AMST 232
Bewilderment: Contemporary U.S. Poetry and the Ethics of Unknowing
Last Offered n/a
Division I Writing Skills Difference, Power, and Equity
This course is not offered in the current catalog

Class Details

“I perceive I have not really understood any thing, not a single object, and that no man ever can,” wrote Walt Whitman in a great poem of 1860. “Tell all the truth, but tell it slant,” answered Emily Dickinson a few years later, as if suggesting a strategy for how to write one’s way into Whitman’s radical uncertainty. These articulations of knowing and unknowing, of telling and untelling, continue to thread their way into U.S. poetry today. This course will explore bewilderment as both a poetic strategy and an ethical position. How do error, randomness, contradiction, obliquity, and dissociation serve the poem and the poet? How do such strategies counter ideas of literary mastery, heroism, virtuosity, privilege and celebrity? What are the political possibilities of such counter stances, especially as embodied and expressed by poets who speak from outside the stronghold of the white male establishment? We will primarily read from recently published work in the U.S., but will also be interested to track the literary traditions that have shaped how contemporary poets think and write. Authors read may include: Wanda Coleman, Eileen Myles, Anne Carson, Layli Long Soldier, Vanessa Angelica Villarreal, Fanny Howe, Terrance Hayes, Jennifer Chang, Tiana Clark, Brenda Hillman, Jane Wong, Tommy Pico, Paisley Rekdahl, Brian Teare, Diana Khoi Nguyen, and C. D. Wright.

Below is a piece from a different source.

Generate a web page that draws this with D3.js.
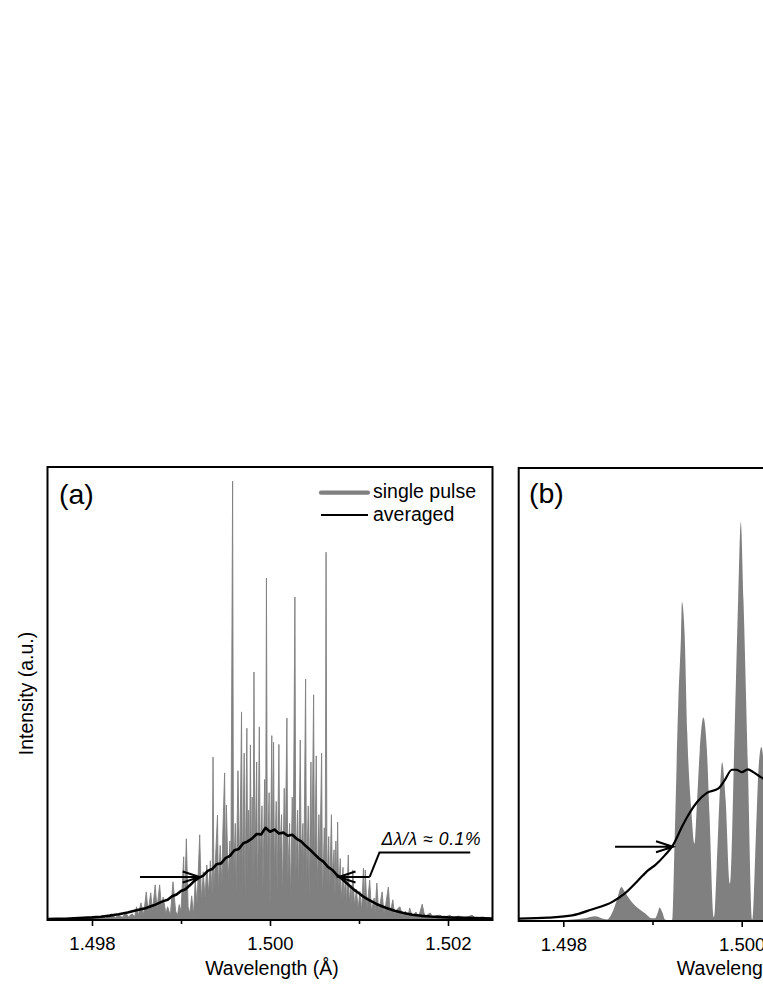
<!DOCTYPE html>
<html><head><meta charset="utf-8">
<script src="https://cdn.jsdelivr.net/npm/d3@7/dist/d3.min.js"></script>
<style>
html,body{margin:0;padding:0;background:#fff;}
svg{display:block;font-family:"Liberation Sans",Arial,Helvetica,sans-serif;}
</style></head>
<body><svg id="chart" width="763" height="987"></svg>
<script>
// ---------- DATA ----------
const xDomain = [1.4975, 1.5025];
const majorTicks = [1.498, 1.500, 1.502];
const minorTicks = [1.499, 1.501];
const legendLabels = ["single pulse", "averaged"];
const panelLabels = ["(a)", "(b)"];
const annotationText = "Δλ/λ ≈ 0.1%";

// Panel (a): single pulse spectrum [wavelength Å, intensity a.u.]
const singlePulseA = [
[1.49750,0.2],[1.49760,0.3],[1.49770,0.2],[1.49780,0.5],[1.49790,0.3],[1.49800,0.6],[1.49805,0.3],[1.49812,1.0],[1.49815,0.4],[1.49822,1.4],[1.49826,0.5],[1.49830,1.1],[1.49834,0.6],[1.49838,1.6],[1.49841,0.7],[1.49845,1.4],[1.49848,0.8],
[1.49850,3.0],[1.49852,1.0],[1.49855,3.9],[1.49858,1.2],[1.49861,6.4],[1.49863,1.8],[1.49866,6.2],[1.49868,2.0],[1.49871,8.0],[1.49873,2.5],[1.49876,8.0],[1.49878,3.0],[1.49880,5.2],[1.49883,1.5],[1.49885,3.0],[1.49888,1.0],[1.49891,8.7],[1.49894,2.0],[1.49896,1.0],[1.49898,3.5],[1.49900,2.0],[1.49903,14.4],[1.49904,4.0],[1.49906,18.5],[1.49908,3.0],[1.49910,1.5],[1.49912,5.5],[1.49914,1.0],[1.49916,9.0],[1.49918,3.5],[1.49921,19.4],[1.49923,4.0],[1.49925,11.0],[1.49927,5.0],[1.49929,12.5],[1.49931,6.0],[1.49933,13.5],[1.49935,5.5],[1.49936,37.1],[1.49937,7.0],[1.49939,15.0],[1.49941,23.9],[1.49942,6.5],[1.49944,17.0],[1.49946,8.0],[1.49947,20.0],[1.49949,33.5],[1.49950,10.0],[1.49951,26.2],[1.49953,9.0],[1.49955,18.0],[1.49956,8.0],[1.49958,100],[1.49959,9.0],[1.49961,22.0],[1.49962,6.0],[1.49964,34.0],[1.49966,10.0],[1.49968,47.4],[1.49969,8.0],[1.49971,38.0],[1.49972,5.0],[1.49974,43.7],[1.49975,9.0],[1.49976,25.0],[1.49977,12.0],[1.49978,39.9],[1.49979,10.0],[1.49980,28.0],[1.49981,8.0],[1.49982,56.5],[1.49983,12.0],[1.49985,36.0],[1.49986,4.0],[1.49988,44.0],[1.49989,14.0],[1.49991,26.0],[1.49992,7.0],[1.49994,32.0],[1.49995,10.0],[1.49996,77.9],[1.49997,12.0],[1.49999,29.0],[1.50000,3.0],[1.50002,42.0],[1.50003,14.0],[1.50004,40.5],[1.50005,11.0],[1.50007,27.0],[1.50008,6.0],[1.50010,40.0],[1.50011,15.0],[1.50013,24.0],[1.50014,5.0],[1.50016,30.0],[1.50017,13.0],[1.50019,46.0],[1.50020,9.0],[1.50022,22.0],[1.50023,4.0],[1.50025,28.0],[1.50026,12.0],[1.50028,73.6],[1.50029,10.0],[1.50031,25.0],[1.50032,6.0],[1.50034,41.0],[1.50035,14.0],[1.50037,22.0],[1.50038,9.0],[1.50040,54.9],[1.50041,8.0],[1.50043,26.0],[1.50044,5.0],[1.50046,36.0],[1.50047,12.0],[1.50049,51.3],[1.50050,10.0],[1.50052,37.4],[1.50053,7.0],[1.50055,24.0],[1.50056,12.0],[1.50058,38.0],[1.50059,4.0],[1.50061,21.0],[1.50062,9.0],[1.50063,83.8],[1.50064,8.0],[1.50066,19.0],[1.50067,6.0],[1.50069,24.0],[1.50070,10.0],[1.50072,16.0],[1.50073,5.0],[1.50074,18.0],[1.50075,7.0],[1.50076,22.3],[1.50077,6.0],[1.50079,14.0],[1.50080,4.0],[1.50082,12.0],[1.50083,5.0],[1.50085,10.0],[1.50086,3.5],[1.50088,14.8],[1.50089,4.0],[1.50091,8.0],[1.50092,3.0],[1.50093,11.4],[1.50095,3.0],[1.50097,7.0],[1.50099,2.5],[1.50101,6.5],[1.50103,2.0],[1.50105,11.8],[1.50106,3.0],[1.50107,11.4],[1.50109,2.5],[1.50112,9.1],[1.50114,2.0],[1.50117,5.0],[1.50118,1.5],[1.50120,8.4],[1.50122,2.0],[1.50124,4.0],[1.50126,6.4],[1.50128,1.5],[1.50130,3.5],[1.50133,7.5],[1.50135,1.5],[1.50138,4.6],[1.50140,1.2],[1.50143,2.5],[1.50146,3.0],[1.50149,1.0],[1.50152,2.0],[1.50155,0.8],[1.50157,2.7],[1.50160,0.8],[1.50164,1.8],[1.50167,0.7],[1.50171,3.6],[1.50174,0.7],[1.50177,1.2],[1.50180,1.6],[1.50183,0.6],[1.50187,1.0],[1.50191,1.1],[1.50195,0.5],[1.50202,1.1],[1.50206,0.5],[1.50212,0.9],[1.50218,0.4],[1.50227,1.1],[1.50231,0.4],[1.50239,0.7],[1.50245,0.3],[1.50250,0.3]
];

// Panel (a): averaged spectrum
const averagedA = [
[1.4975,0.2],[1.4976,0.25],[1.4977,0.3],[1.4978,0.4],[1.4979,0.5],[1.4980,0.6],[1.4981,0.75],[1.4982,1.0],[1.4983,1.3],[1.4984,1.7],[1.4985,2.2],[1.4986,2.7],[1.4987,3.4],[1.4988,4.3],[1.49885,4.6],[1.4989,5.4],[1.49895,5.8],[1.4990,6.6],[1.49905,7.0],[1.4991,7.9],[1.49915,8.9],[1.4992,9.6],[1.49925,10.1],[1.4993,11.2],[1.49935,11.6],[1.4994,12.7],[1.49945,12.9],[1.4995,14.1],[1.49955,14.6],[1.4996,15.9],[1.49965,16.2],[1.4997,17.5],[1.49975,17.9],[1.4998,18.6],[1.49985,19.6],[1.4999,19.5],[1.49995,21.0],[1.5000,20.1],[1.50005,20.6],[1.5001,19.7],[1.50015,19.9],[1.5002,19.2],[1.50025,19.4],[1.5003,18.5],[1.50035,17.9],[1.5004,16.9],[1.50045,16.0],[1.5005,15.0],[1.50055,14.0],[1.5006,13.3],[1.50065,12.1],[1.5007,11.4],[1.50075,10.3],[1.5008,9.5],[1.50085,8.6],[1.5009,7.7],[1.50095,6.8],[1.5010,6.1],[1.50105,5.3],[1.5011,4.7],[1.5012,3.6],[1.5013,2.8],[1.5014,2.1],[1.5015,1.6],[1.5016,1.2],[1.5017,0.95],[1.5018,0.8],[1.5019,0.7],[1.5020,0.6],[1.5021,0.55],[1.5022,0.5],[1.5023,0.45],[1.5024,0.4],[1.5025,0.35]
];

// Panel (b): single pulse spectrum
const singlePulseB = [
[1.49750,0],[1.49796,0.2],[1.49824,0.7],[1.49836,1.2],[1.49843,0.7],[1.49849,0.4],[1.49855,2.2],[1.49860,5.2],[1.49865,8.5],[1.49870,6.9],[1.49877,4.7],[1.49884,3.2],[1.49892,1.9],[1.49899,0.7],[1.49903,0.7],[1.49906,2.2],[1.49908,3.4],[1.49911,2.2],[1.49914,0.4],[1.49918,0.2],[1.49922,0.2],
[1.49925,21.9],[1.49929,55.3],[1.49932,72.0],[1.49933,79.9],[1.49936,72.0],[1.49939,47.0],[1.49944,26.1],[1.49947,19.4],
[1.49950,30.3],[1.49953,42.8],[1.49957,51.0],[1.49961,42.8],[1.49964,26.1],[1.49969,1.0],
[1.49972,13.5],[1.49976,34.4],[1.49978,39.8],[1.49982,30.3],[1.49987,9.4],
[1.49992,47.0],[1.49996,80.4],[1.49999,100],[1.50002,80.4],[1.50007,38.6],[1.50012,0.4],
[1.50016,21.9],[1.50019,38.6],[1.50022,43.6],[1.50025,38.0],[1.50028,20.0]
];

// Panel (b): averaged spectrum
const averagedB = [
[1.49750,0.6],[1.49783,0.85],[1.49810,1.4],[1.49832,2.9],[1.49855,4.8],[1.49869,6.9],[1.49884,10.2],[1.49895,12.7],[1.49903,14.0],[1.49914,16.5],[1.49923,19.0],[1.49933,23.6],[1.49940,26.5],[1.49950,29.8],[1.49961,32.1],[1.49974,33.2],[1.49981,35.3],[1.49989,37.9],[1.49994,37.9],[1.50000,37.3],[1.50007,38.0],[1.50013,37.3],[1.50021,36.1],[1.50030,35.0]
];

// FWHM arrows [tail wavelength, tip wavelength, intensity]
const arrowsA = [[1.49854, 1.49921, 9.8], [1.50112, 1.50077, 9.8]];
const leaderA = [[1.50112, 9.8], [1.50123, 15.4], [1.50225, 15.4]];
const arrowsB = [[1.49858, 1.49923, 18.6]];

// ---------- DRAW ----------
const svg = d3.select("#chart");
const GRAY = "#808080";
const FONT = '"Liberation Sans",Arial,Helvetica,sans-serif';

const panels = [
  {left:47.5, right:492.5, top:467, bottom:920, ymax:103.2, sp:singlePulseA, av:averagedA, avW:2.6, spStroke:0.9, curve:d3.curveLinear, label:panelLabels[0], lx:59, ly:504},
  {left:518.7, right:964.7, top:468, bottom:921, ymax:113.5, sp:singlePulseB, av:averagedB, avW:2.2, spStroke:0, curve:d3.curveMonotoneX, label:panelLabels[1], lx:529, ly:503}
];

panels.forEach((p, i) => {
  p.x = d3.scaleLinear().domain(xDomain).range([p.left, p.right]);
  p.y = d3.scaleLinear().domain([0, p.ymax]).range([p.bottom, p.top]);
  const g = svg.append("g");
  const clipId = "clip" + i;
  svg.append("clipPath").attr("id", clipId).append("rect")
    .attr("x", p.left).attr("y", p.top).attr("width", p.right - p.left).attr("height", p.bottom - p.top);
  const inner = g.append("g").attr("clip-path", `url(#${clipId})`);
  const area = d3.area().curve(p.curve).x(d => p.x(d[0])).y0(p.y(0)).y1(d => p.y(d[1]));
  inner.append("path").datum(p.sp).attr("d", area).attr("fill", GRAY)
    .attr("stroke", p.spStroke ? GRAY : "none").attr("stroke-width", p.spStroke).attr("stroke-linejoin", "round");
  const line = d3.line().curve(p.curve).x(d => p.x(d[0])).y(d => p.y(d[1]));
  inner.append("path").datum(p.av).attr("d", line).attr("fill", "none")
    .attr("stroke", "#000").attr("stroke-width", p.avW).attr("stroke-linejoin", "round");

  // frame
  g.append("rect").attr("x", p.left).attr("y", p.top).attr("width", p.right - p.left).attr("height", p.bottom - p.top)
    .attr("fill", "none").attr("stroke", "#000").attr("stroke-width", 2);

  // axes
  const ax = g.append("g").attr("transform", `translate(0,${p.bottom})`)
    .call(d3.axisBottom(p.x).tickValues(majorTicks).tickSize(6).tickFormat(d3.format(".3f")));
  ax.select(".domain").remove();
  ax.selectAll(".tick line").attr("stroke", "#000").attr("stroke-width", 1.6);
  ax.selectAll(".tick text").attr("y", 30).attr("dy", 0).attr("font-size", 18.5)
    .attr("font-family", FONT).attr("fill", "#000");
  const axm = g.append("g").attr("transform", `translate(0,${p.bottom})`)
    .call(d3.axisBottom(p.x).tickValues(minorTicks).tickSize(4).tickFormat(""));
  axm.select(".domain").remove();
  axm.selectAll(".tick line").attr("stroke", "#000").attr("stroke-width", 1.6);

  // x axis title
  g.append("text").attr("x", (p.left + p.right) / 2 + 2).attr("y", 975).attr("text-anchor", "middle")
    .attr("font-size", 19.5).attr("font-family", FONT).attr("fill", "#000").text("Wavelength (Å)");

  // panel label
  g.append("text").attr("x", p.lx).attr("y", p.ly).attr("font-size", 28.5).attr("font-family", FONT)
    .attr("fill", "#000").text(p.label);
});

// y axis title
svg.append("text").attr("transform", "translate(33,693.5) rotate(-90)").attr("text-anchor", "middle")
  .attr("font-size", 19.5).attr("font-family", FONT).attr("fill", "#000").text("Intensity (a.u.)");

// legend (panel a)
const lg = svg.append("g");
lg.append("line").attr("x1", 321).attr("x2", 368).attr("y1", 492.7).attr("y2", 492.7)
  .attr("stroke", GRAY).attr("stroke-width", 4.2).attr("stroke-linecap", "round");
lg.append("text").attr("x", 373).attr("y", 497.5).attr("font-size", 19.5).attr("font-family", FONT).text(legendLabels[0]);
lg.append("line").attr("x1", 321).attr("x2", 368).attr("y1", 515).attr("y2", 515)
  .attr("stroke", "#000").attr("stroke-width", 2);
lg.append("text").attr("x", 373).attr("y", 521).attr("font-size", 19.5).attr("font-family", FONT).text(legendLabels[1]);

// arrows
function drawArrow(p, a) {
  const x1 = p.x(a[0]), x2 = p.x(a[1]), y = p.y(a[2]);
  const dir = x2 > x1 ? 1 : -1;
  const L = 17, Hh = 5.5;
  svg.append("path")
    .attr("d", `M${x1},${y}L${x2},${y}M${x2 - dir * L},${y - Hh}L${x2},${y}L${x2 - dir * L},${y + Hh}`)
    .attr("fill", "none").attr("stroke", "#000").attr("stroke-width", 2).attr("stroke-linejoin", "miter");
}
arrowsA.forEach(a => drawArrow(panels[0], a));
arrowsB.forEach(a => drawArrow(panels[1], a));
svg.append("path").datum(leaderA)
  .attr("d", d3.line().x(d => panels[0].x(d[0])).y(d => panels[0].y(d[1])))
  .attr("fill", "none").attr("stroke", "#000").attr("stroke-width", 2);
svg.append("text").attr("x", 381.5).attr("y", 845).attr("font-size", 17.5).attr("font-style", "italic")
  .attr("font-family", FONT).attr("fill", "#000").attr("textLength", 99).attr("lengthAdjust", "spacing")
  .text(annotationText);
</script></body></html>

The Class: Format: seminar
Limit: 19
Expected: 19
Class#: 0
Grading:
Requirements/Evaluation: Classroom participation in discussion, several papers of graduated lengths and complexity (for a total of 20 pages of writing).
Prerequisites: a 100-level ENGL course, or a score of 5 on the AP English Literature exam, or a score of 6 or 7 on the Higher Level IB English exam
Enrollment Preferences: potential sophomore English majors have first choice, then prospective or current American Studies majors
Distributions: Division I Writing Skills Difference, Power, and Equity
WS Notes: Gateway courses in English traditionally emphasize writing skills, and this course is no exception. Attention will paid to drafts and revisions of essays.
DPE Notes: The vast majority of works read are authored by poets outside the white male straight cisgender establishment. More importantly, we will constantly engage the question of how poetry may serve the needs of equity and inclusion in the U.S. contemporary literary marketplace.